Minnesota's sales-tax rate now is 6.5 percent. Food, clothing and most services are exempt.
"Our sales tax was built and designed on the late 1960s economy," Ventura wrote. "It is riddled with exemptions and ignores a huge segment of our economy."
Ventura has said service industries account for 60 percent of the economy, but pay only 40 percent of the tax revenue.
And the sales tax now is applied unevenly. Some services are taxed, including dry cleaning and lawn care, while others are exempt, including legal services and car repairs.
"I believe the tax reform proposal will be the most challenging decision you will make this legislative session," Ventura wrote.
Senate Majority Leader Roger Moe, DFL-Erskine, agrees with many basic components of Ventura's plan, but said he had reservations about overhauling the whole tax system at once.
"How much of that can we bite off?" Moe said.
Senate Tax Committee Chairman Doug Johnson, DFL-Tower, championed a similar sales tax on services a decade ago, and earlier called Ventura's proposal "an administrative, legal and political nightmare."
House Majority Leader Tim Pawlenty, R-Eagan, has said he worries the plan could result in some services leaving the state.
Pawlenty and House Speaker Steve Sviggum, R-Kenyon, are wary of expanding any tax at a time when the state's surplus is projected at more than $3 billion through 2003.
"We ought to be about cutting taxes on families and working people, not extending them to other areas," Sviggum said. "I think that would send a mixed message to the taxpayers of the state."
Ventura said broadening the sales tax would help the state pick up 100 percent of the basic costs of K-12 public education, a proposal he put forth in September.
That education funding proposal would for the most part take schools off the local property-tax bills. The sales tax extension would only pay a portion of the $900 million per year that would need to be made up.

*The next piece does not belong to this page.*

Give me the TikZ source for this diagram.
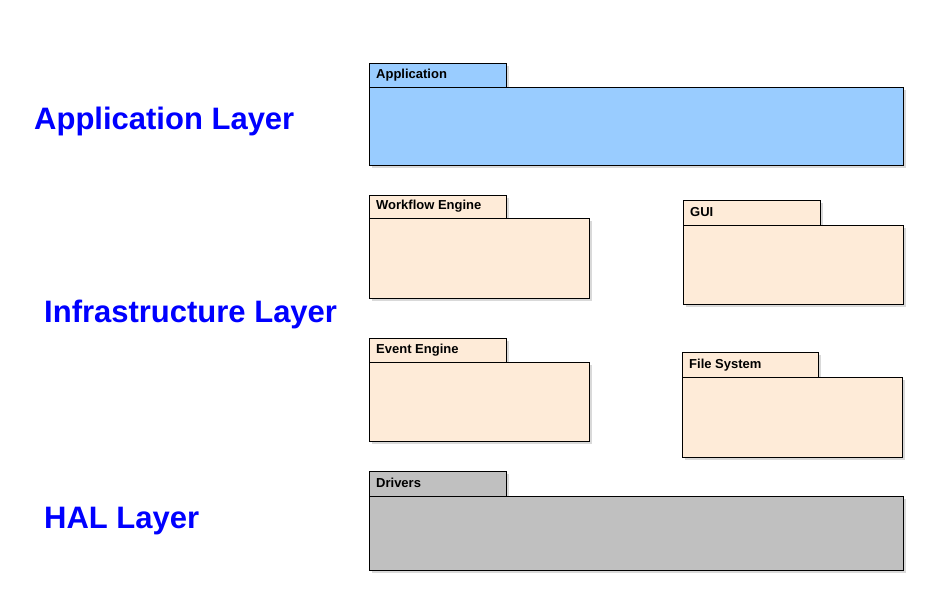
\documentclass[tikz,border=0pt]{standalone}
\usepackage{fontspec}
\setmainfont{Liberation Sans}
\definecolor{appblue}{HTML}{99CCFF}
\definecolor{peach}{HTML}{FEEBD8}
\definecolor{halgray}{HTML}{C0C0C0}
\definecolor{shade}{HTML}{D9D9D9}
\tikzset{
  box/.style={draw=black, line width=1pt, inner sep=0pt, anchor=north west},
  shadowbox/.style={fill=shade, draw=none, inner sep=0pt, anchor=north west},
  tabtext/.style={anchor=base west, inner sep=0pt, font=\bfseries\fontsize{13}{15}\selectfont},
  layer/.style={anchor=base west, inner sep=0pt, text=blue, font=\bfseries\fontsize{31}{36}\selectfont}
}
% #1 name, #2 x, #3 tab top, #4 tab right, #5 body top, #6 body right, #7 body bottom, #8 fill, #9 label
\newcommand\umlpkg[9]{%
  \path[shadowbox] (#2+3,#3+3) rectangle (#4+3,#5+3);
  \path[shadowbox] (#2+3,#5+3) rectangle (#6+3,#7+3);
  \draw[line width=1pt, fill=#8] (#2,#5) rectangle (#6,#7);
  \draw[line width=1pt, fill=#8] (#2,#3) rectangle (#4,#5);
  \node[box, draw=none, minimum width={(#6-#2)*1pt}, minimum height={(#7-#5)*1pt}] (#1) at (#2,#5) {};
  \node[tabtext] (#1-tab) at (#2+7,#5-8.5) {#9};
}
\begin{document}
\begin{tikzpicture}[x=1pt,y=-1pt]
\useasboundingbox (0,0) rectangle (933,595);
\fill[white] (0,0) rectangle (933,595);
\umlpkg{app}{369}{63}{506}{87}{903}{165}{appblue}{Application}
\umlpkg{wf}{369}{195}{506}{218}{589}{298}{peach}{Workflow Engine}
\umlpkg{gui}{683}{200}{820}{225}{903}{304}{peach}{GUI}
\umlpkg{ev}{369}{338}{506}{362}{589}{441}{peach}{Event Engine}
\umlpkg{fs}{682}{352}{818}{377}{902}{457}{peach}{File System}
\umlpkg{drv}{369}{471}{506}{496}{903}{570}{halgray}{Drivers}
\node[layer] (lapp) at (34,129.5) {Application Layer};
\node[layer] (linf) at (44,322.5) {Infrastructure Layer};
\node[layer] (lhal) at (44,528) {HAL Layer};
\end{tikzpicture}
\end{document}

Additional money could be raised by other parts of the plan: a statewide uniform property tax on businesses and cabins and a shift of state aid from cities and townships to schools, for instance.
Sviggum said he wants assurances that if the state picks up 100 percent of the basic costs of education, it won't try to make all the decisions about what happens in local schools.
Revenue Commissioner Matt Smith said even with the new tax, businesses and seasonal property owners would "still get significant property tax relief."